[Stored data entries]
::::::

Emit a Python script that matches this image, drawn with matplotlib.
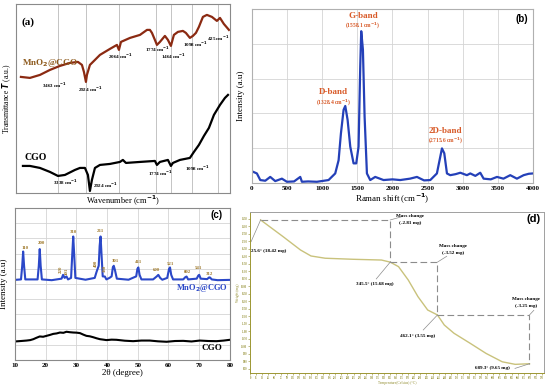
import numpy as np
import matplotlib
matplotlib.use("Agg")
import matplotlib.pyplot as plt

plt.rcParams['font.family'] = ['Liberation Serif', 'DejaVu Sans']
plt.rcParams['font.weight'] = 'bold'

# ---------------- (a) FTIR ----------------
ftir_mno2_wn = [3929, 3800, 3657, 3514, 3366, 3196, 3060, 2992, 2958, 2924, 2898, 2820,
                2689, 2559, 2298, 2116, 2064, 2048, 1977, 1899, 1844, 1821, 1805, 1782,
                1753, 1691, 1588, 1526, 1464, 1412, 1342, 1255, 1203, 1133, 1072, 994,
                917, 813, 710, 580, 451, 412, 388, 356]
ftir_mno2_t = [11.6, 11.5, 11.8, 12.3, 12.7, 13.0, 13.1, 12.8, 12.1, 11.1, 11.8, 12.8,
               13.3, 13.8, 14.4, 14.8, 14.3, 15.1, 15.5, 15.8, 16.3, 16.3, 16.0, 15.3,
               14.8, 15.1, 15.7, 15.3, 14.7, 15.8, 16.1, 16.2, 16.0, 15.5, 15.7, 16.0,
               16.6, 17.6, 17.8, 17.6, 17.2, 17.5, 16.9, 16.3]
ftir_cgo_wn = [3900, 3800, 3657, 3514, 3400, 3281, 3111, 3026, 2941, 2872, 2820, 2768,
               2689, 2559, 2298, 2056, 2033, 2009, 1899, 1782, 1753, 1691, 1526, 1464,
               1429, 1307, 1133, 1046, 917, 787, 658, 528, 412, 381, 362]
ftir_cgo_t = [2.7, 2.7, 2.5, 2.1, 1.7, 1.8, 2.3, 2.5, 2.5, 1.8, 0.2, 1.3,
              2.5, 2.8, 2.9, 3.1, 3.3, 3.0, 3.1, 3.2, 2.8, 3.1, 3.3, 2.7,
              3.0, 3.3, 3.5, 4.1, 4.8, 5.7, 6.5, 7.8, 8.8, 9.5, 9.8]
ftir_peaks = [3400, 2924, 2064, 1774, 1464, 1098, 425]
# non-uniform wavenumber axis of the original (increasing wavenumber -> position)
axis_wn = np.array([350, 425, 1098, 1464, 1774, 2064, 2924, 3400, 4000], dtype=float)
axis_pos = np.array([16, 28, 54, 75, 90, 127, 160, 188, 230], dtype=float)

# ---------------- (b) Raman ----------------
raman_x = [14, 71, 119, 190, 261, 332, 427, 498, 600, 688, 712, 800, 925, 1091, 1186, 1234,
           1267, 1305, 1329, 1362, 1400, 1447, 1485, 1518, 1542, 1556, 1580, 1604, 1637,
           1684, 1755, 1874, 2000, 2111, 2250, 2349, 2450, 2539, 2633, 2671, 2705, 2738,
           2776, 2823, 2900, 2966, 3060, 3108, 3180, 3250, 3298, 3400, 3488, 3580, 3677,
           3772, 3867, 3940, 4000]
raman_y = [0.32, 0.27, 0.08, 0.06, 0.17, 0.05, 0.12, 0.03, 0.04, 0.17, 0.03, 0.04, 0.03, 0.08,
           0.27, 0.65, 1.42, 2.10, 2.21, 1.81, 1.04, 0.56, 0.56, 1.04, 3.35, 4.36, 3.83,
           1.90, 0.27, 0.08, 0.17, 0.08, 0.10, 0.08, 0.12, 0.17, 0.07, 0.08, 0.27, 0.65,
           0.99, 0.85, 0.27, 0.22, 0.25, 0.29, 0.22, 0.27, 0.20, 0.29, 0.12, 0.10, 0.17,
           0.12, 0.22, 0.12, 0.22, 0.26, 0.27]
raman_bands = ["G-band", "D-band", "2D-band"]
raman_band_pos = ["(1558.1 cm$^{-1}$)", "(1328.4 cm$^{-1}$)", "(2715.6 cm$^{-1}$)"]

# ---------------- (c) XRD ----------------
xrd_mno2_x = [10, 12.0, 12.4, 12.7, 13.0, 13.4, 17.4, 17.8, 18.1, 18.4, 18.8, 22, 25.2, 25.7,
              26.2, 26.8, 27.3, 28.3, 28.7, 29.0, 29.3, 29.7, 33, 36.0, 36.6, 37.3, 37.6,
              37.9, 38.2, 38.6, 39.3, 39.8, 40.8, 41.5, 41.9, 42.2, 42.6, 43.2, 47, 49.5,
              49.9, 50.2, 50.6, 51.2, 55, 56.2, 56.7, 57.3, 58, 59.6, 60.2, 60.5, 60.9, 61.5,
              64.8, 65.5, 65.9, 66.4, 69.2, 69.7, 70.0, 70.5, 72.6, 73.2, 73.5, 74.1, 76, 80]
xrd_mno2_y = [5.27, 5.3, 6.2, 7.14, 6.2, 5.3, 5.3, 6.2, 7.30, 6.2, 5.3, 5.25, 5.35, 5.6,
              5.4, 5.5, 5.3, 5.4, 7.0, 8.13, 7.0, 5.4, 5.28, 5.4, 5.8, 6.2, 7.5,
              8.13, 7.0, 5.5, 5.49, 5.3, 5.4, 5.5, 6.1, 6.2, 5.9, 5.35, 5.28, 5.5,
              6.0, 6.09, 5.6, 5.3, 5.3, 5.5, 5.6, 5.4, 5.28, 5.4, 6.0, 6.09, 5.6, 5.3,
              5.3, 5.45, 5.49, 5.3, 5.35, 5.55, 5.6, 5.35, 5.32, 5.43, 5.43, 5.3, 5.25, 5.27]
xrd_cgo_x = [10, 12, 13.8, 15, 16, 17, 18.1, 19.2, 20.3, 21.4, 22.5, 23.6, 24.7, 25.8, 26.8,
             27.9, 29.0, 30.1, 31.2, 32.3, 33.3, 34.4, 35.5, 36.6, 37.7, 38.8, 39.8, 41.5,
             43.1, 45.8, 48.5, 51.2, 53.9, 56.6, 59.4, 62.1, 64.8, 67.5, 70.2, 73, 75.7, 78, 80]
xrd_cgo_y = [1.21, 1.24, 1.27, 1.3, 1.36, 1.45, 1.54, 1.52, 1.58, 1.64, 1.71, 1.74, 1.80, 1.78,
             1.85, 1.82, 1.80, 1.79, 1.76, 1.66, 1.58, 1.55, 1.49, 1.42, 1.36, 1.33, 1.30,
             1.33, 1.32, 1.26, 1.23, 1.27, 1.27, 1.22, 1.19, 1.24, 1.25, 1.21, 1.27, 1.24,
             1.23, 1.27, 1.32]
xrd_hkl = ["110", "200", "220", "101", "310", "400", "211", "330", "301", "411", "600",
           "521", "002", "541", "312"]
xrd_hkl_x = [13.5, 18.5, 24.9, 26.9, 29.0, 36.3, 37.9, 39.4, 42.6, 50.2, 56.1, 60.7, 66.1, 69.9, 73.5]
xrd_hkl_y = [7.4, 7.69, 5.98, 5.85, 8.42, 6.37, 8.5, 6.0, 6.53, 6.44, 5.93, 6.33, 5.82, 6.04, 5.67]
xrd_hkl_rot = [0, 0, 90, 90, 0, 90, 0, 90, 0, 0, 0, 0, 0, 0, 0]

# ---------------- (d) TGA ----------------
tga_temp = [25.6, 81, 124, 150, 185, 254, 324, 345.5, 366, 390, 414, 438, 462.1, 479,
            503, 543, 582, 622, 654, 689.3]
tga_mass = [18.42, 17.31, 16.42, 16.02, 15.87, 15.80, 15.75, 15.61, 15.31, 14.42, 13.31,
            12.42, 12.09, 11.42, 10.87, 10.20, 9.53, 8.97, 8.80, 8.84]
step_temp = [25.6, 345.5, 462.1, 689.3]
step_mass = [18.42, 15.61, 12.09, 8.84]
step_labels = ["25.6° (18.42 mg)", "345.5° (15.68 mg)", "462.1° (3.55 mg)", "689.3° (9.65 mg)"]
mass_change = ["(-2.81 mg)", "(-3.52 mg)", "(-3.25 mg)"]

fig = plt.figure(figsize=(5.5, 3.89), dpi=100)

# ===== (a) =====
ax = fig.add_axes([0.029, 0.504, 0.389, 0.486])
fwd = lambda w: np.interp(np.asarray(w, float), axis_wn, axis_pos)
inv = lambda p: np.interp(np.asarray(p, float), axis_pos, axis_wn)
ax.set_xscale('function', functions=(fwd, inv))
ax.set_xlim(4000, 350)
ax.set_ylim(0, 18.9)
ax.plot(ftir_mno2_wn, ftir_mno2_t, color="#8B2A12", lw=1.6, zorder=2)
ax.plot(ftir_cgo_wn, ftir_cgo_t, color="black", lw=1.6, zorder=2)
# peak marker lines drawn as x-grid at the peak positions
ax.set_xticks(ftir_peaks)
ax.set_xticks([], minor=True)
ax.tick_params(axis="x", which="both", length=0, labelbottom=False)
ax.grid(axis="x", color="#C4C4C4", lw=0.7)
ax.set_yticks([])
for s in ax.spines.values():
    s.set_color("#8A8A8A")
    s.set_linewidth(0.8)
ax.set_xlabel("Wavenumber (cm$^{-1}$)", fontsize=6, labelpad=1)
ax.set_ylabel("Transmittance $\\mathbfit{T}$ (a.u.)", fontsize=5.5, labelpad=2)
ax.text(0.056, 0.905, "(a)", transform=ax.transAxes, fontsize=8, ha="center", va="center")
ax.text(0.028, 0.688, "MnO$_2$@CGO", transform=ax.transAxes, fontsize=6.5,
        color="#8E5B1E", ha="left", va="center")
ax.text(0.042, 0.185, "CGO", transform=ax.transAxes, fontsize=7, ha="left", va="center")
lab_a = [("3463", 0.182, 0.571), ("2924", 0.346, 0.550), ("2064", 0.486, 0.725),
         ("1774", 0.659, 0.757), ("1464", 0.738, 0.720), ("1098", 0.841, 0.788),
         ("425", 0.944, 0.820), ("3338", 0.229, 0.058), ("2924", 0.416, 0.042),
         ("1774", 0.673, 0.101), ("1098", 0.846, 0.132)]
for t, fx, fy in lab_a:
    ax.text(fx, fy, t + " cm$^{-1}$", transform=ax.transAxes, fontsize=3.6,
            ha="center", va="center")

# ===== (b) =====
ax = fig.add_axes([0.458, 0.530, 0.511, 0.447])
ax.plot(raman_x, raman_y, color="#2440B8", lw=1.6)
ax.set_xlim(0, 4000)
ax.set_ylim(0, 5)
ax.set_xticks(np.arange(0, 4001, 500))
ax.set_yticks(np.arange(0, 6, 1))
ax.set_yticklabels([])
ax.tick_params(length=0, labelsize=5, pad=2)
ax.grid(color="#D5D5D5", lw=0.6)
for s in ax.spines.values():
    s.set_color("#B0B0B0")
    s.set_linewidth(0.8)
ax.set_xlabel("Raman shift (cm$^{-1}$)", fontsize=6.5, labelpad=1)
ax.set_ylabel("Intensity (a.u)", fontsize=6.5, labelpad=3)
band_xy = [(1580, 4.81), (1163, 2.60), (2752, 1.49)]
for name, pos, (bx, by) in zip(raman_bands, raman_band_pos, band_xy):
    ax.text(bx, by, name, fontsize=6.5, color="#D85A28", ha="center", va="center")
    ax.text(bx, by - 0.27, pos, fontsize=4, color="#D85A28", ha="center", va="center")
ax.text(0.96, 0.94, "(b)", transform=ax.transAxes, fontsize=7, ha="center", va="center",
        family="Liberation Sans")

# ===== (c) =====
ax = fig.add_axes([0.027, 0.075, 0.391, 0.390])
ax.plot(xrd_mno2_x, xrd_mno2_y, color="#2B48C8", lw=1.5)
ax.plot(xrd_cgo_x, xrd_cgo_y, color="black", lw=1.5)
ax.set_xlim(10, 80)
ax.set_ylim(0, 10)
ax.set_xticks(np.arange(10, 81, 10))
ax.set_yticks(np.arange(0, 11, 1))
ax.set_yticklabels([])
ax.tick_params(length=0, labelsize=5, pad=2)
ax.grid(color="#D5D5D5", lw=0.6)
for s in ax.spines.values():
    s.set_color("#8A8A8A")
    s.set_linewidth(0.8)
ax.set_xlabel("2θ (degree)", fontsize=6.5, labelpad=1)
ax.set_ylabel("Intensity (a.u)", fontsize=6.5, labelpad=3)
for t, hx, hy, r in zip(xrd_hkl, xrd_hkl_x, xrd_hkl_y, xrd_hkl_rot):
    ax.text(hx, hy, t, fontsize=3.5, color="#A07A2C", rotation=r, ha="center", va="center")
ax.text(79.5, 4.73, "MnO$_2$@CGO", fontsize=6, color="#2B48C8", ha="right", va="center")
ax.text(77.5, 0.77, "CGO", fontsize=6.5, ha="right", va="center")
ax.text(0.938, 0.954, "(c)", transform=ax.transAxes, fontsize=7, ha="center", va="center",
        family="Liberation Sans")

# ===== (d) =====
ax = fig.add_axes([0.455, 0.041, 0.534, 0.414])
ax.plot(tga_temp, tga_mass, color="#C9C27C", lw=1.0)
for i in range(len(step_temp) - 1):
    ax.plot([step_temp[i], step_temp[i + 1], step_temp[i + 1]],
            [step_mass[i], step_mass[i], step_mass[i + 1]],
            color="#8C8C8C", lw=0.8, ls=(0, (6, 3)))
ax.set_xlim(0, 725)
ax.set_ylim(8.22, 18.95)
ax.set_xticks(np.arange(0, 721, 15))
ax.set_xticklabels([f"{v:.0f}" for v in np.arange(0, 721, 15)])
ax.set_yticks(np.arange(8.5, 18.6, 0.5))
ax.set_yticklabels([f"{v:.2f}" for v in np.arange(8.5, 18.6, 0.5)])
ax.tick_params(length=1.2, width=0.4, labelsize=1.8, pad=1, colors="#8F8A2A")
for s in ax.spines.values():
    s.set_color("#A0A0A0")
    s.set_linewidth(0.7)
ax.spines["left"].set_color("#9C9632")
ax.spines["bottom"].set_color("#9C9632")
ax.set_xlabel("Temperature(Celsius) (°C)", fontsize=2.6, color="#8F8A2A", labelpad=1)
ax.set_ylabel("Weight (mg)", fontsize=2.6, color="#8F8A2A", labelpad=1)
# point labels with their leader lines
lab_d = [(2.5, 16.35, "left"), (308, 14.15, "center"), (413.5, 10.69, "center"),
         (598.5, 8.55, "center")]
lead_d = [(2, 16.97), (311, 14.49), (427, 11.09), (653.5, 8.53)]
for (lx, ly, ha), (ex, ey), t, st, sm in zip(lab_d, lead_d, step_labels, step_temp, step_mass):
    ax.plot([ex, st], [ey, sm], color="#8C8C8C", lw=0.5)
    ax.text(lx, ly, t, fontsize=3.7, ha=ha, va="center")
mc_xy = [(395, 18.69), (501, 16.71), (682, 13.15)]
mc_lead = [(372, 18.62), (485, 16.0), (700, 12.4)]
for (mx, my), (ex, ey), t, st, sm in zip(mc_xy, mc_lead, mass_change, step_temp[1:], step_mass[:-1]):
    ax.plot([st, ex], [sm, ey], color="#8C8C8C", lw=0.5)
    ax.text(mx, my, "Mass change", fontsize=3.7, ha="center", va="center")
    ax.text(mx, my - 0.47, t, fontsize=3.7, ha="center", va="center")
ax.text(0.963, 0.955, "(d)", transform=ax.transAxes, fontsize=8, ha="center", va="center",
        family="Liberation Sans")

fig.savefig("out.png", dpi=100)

::::::

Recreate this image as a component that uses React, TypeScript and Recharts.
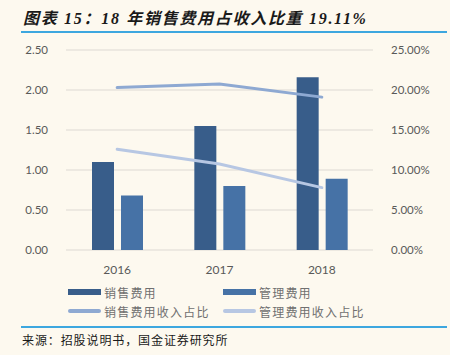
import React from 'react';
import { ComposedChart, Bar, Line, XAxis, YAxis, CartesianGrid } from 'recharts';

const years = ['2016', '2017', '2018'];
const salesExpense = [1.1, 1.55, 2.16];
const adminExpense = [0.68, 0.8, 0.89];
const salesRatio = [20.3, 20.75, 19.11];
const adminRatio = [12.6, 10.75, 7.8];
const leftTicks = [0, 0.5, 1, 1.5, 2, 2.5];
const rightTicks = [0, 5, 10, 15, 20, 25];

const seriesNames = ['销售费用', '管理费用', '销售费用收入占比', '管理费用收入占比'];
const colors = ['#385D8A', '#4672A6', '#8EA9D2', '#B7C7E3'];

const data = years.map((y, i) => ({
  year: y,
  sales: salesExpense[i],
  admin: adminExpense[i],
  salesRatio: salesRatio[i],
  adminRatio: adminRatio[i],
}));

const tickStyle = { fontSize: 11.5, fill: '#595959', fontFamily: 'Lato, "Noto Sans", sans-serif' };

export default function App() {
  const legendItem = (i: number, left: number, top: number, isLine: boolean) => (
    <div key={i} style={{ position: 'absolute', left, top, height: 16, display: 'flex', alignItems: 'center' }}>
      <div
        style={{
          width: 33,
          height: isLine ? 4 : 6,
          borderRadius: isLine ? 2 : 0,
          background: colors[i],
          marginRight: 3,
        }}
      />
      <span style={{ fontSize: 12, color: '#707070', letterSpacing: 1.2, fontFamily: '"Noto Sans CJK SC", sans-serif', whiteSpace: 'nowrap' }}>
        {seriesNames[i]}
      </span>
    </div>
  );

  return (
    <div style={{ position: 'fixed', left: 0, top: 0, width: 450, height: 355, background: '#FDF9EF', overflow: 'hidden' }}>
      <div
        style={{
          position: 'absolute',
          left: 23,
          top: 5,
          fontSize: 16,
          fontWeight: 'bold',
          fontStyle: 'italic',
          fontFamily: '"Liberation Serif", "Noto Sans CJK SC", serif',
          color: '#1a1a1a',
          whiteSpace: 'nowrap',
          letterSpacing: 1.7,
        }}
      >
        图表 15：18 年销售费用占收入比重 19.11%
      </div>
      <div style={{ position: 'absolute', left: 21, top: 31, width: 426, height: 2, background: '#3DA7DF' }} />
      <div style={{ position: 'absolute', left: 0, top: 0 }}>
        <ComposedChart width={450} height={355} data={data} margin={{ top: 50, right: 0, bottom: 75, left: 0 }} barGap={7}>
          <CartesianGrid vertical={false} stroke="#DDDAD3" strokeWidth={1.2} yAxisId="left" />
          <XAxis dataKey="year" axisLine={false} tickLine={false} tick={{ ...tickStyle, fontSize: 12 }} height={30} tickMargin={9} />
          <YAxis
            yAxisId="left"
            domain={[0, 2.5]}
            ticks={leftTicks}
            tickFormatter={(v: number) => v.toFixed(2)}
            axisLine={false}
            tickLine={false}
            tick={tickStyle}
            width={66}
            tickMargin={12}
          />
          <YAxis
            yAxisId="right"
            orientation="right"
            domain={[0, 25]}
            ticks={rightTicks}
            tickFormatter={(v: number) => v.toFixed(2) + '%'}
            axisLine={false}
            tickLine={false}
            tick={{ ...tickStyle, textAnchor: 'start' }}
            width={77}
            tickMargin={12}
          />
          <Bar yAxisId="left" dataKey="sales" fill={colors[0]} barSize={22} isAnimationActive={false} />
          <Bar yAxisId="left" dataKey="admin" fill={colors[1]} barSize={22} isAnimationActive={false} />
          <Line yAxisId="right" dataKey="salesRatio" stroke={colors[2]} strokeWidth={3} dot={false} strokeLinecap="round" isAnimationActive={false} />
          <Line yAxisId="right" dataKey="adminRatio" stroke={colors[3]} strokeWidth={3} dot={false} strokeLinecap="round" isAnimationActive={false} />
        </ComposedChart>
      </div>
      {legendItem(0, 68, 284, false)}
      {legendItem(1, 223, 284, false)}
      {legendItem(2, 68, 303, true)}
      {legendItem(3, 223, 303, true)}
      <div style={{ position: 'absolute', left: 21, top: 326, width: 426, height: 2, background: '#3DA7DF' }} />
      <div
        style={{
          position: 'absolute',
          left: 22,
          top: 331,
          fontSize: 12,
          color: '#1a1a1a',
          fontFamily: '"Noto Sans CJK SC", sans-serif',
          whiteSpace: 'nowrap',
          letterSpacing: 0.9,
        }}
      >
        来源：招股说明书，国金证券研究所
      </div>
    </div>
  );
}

::::::

* [Prompt]
Omit all pictures, and reproduce exactly the lines from the one holding "Emit a Python" through the one holding "plt.rcParams['font.weight'] = 'bold'", both included.

* [Correct result]
Emit a Python script that matches this image, drawn with matplotlib.
import numpy as np
import matplotlib
matplotlib.use("Agg")
import matplotlib.pyplot as plt

plt.rcParams['font.family'] = ['Liberation Serif', 'DejaVu Sans']
plt.rcParams['font.weight'] = 'bold'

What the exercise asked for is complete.